_What is being asked_. Pull out every line from the listing that has the word "script".

_Listed records_.
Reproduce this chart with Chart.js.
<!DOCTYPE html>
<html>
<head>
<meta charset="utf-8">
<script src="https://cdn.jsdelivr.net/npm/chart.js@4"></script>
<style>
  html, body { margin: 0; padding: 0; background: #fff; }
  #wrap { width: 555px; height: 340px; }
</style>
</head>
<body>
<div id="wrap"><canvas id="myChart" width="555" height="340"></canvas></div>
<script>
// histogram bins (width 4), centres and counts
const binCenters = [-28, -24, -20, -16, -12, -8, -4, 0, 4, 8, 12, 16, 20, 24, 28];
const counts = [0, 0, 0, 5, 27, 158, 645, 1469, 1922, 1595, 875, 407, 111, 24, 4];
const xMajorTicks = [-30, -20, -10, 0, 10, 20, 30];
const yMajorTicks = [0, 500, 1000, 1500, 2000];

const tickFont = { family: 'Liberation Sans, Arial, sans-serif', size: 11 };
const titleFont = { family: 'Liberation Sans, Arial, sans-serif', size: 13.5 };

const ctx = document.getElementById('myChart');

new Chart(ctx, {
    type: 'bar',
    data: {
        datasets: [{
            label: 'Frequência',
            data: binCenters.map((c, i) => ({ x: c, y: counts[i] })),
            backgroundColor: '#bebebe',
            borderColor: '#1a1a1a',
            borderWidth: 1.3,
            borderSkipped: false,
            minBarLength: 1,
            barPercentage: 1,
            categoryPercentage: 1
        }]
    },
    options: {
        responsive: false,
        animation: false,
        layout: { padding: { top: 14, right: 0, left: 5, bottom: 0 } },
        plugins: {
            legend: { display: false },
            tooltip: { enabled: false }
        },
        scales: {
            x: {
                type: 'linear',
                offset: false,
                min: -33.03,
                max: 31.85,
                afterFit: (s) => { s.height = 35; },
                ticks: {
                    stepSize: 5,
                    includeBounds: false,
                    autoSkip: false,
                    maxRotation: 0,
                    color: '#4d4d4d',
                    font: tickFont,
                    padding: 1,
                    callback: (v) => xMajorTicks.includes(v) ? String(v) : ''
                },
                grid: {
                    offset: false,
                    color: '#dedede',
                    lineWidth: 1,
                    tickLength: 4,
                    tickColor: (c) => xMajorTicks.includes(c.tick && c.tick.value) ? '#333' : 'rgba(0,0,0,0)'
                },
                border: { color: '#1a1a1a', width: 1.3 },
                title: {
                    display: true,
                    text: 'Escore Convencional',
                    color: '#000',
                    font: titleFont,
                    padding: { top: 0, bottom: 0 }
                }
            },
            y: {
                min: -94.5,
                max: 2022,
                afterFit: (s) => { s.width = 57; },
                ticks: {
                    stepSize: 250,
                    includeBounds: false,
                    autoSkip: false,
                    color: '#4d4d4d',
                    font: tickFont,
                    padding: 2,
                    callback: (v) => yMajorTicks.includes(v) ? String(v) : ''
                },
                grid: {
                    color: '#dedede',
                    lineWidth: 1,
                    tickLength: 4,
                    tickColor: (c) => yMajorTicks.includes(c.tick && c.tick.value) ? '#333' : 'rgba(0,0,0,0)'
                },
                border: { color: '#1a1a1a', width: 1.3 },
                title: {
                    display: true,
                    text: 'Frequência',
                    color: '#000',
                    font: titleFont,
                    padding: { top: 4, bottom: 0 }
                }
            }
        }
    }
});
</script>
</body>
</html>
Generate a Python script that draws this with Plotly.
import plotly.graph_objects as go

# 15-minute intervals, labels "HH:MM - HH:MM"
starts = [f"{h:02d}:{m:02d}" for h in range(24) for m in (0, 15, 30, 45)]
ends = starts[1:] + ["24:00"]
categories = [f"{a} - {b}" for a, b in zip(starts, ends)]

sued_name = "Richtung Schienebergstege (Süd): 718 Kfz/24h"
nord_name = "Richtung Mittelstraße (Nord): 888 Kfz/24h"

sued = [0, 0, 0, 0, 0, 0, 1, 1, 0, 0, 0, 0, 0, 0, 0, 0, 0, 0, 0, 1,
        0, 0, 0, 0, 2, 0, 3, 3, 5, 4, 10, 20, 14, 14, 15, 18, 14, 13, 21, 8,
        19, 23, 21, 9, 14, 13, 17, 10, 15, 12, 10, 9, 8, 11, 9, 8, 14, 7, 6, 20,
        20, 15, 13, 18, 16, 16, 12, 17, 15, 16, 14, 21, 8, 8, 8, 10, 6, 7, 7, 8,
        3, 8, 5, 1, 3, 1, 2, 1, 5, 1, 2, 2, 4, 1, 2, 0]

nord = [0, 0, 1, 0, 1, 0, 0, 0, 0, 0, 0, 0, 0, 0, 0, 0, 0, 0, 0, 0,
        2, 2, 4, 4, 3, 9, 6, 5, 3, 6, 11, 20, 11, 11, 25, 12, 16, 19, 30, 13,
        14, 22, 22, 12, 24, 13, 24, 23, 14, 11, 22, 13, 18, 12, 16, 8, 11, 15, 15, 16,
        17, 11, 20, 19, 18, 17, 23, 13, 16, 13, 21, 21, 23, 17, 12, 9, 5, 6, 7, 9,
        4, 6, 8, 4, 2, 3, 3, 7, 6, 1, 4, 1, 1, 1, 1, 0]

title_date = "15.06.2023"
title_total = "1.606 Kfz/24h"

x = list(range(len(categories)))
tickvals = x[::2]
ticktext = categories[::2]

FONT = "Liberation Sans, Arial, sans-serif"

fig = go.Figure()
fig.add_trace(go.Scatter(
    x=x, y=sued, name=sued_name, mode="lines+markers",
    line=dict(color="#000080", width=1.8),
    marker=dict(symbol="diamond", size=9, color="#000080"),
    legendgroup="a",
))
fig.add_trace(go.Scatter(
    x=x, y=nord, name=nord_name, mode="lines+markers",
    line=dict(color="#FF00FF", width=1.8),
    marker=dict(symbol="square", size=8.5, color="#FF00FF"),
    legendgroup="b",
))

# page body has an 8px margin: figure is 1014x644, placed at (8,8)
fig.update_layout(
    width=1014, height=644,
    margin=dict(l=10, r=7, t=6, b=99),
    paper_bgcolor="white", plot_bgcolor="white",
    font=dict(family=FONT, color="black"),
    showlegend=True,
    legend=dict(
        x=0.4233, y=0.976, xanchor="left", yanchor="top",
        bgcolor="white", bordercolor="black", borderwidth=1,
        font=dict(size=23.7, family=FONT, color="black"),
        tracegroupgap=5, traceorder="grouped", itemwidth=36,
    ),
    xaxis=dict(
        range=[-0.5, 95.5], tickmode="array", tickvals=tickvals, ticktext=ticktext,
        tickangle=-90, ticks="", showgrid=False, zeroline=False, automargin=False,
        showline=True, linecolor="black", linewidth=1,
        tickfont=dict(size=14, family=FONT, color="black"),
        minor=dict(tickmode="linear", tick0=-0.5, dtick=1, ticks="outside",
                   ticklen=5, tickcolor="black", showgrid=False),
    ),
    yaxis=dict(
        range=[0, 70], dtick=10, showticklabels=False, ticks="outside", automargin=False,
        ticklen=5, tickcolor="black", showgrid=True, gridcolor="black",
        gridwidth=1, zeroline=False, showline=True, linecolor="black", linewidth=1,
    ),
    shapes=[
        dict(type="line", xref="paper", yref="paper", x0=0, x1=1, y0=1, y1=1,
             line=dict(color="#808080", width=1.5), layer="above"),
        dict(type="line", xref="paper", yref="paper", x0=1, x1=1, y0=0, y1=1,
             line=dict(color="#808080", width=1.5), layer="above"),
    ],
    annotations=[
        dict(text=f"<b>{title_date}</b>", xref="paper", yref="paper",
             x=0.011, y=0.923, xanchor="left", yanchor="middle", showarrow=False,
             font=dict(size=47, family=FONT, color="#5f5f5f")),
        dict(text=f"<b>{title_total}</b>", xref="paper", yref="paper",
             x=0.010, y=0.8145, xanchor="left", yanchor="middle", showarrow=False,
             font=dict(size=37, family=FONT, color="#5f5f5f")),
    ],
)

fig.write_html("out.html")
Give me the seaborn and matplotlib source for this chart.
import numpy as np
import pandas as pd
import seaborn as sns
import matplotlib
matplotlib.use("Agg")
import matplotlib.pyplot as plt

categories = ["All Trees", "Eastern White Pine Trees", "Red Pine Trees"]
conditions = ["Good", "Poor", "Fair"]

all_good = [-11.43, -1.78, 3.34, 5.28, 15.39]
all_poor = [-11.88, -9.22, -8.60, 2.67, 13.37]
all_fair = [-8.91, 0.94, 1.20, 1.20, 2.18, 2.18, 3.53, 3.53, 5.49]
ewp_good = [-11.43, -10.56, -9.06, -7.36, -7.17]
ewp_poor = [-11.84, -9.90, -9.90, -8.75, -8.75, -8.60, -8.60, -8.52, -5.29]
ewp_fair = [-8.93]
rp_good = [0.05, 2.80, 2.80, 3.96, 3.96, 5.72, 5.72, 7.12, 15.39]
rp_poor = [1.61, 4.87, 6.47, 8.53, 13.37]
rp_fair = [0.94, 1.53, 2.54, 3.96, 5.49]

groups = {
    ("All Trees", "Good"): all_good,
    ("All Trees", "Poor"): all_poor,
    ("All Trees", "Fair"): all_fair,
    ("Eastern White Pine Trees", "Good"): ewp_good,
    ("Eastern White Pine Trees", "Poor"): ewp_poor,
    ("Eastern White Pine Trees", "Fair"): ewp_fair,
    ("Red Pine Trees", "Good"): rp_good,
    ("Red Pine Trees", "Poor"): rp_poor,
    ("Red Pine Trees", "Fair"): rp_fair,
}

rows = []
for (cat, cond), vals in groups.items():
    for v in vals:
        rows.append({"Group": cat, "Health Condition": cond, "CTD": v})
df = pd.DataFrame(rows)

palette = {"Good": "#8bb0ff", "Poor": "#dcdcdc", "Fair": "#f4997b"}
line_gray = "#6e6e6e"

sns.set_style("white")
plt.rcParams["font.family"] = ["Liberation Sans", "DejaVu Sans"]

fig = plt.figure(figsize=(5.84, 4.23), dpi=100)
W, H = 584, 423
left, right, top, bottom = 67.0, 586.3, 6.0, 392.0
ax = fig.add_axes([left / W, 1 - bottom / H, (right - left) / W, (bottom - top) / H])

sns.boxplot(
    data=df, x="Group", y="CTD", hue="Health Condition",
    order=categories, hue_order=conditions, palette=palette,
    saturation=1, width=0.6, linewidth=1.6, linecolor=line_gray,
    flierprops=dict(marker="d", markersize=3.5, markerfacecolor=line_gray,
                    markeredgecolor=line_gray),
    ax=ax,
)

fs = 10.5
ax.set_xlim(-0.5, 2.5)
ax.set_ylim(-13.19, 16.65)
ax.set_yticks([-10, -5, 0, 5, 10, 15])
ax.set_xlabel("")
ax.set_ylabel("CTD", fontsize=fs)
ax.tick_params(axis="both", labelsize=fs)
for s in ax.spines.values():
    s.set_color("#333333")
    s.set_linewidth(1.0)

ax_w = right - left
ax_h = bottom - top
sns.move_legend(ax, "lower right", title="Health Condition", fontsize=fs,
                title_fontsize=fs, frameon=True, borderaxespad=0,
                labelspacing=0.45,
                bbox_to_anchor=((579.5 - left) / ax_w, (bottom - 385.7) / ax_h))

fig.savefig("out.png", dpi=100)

_Correct answer_.
<script src="https://cdn.jsdelivr.net/npm/chart.js@4"></script>
<script>
</script>
Generate a Python script that draws this with Plotly.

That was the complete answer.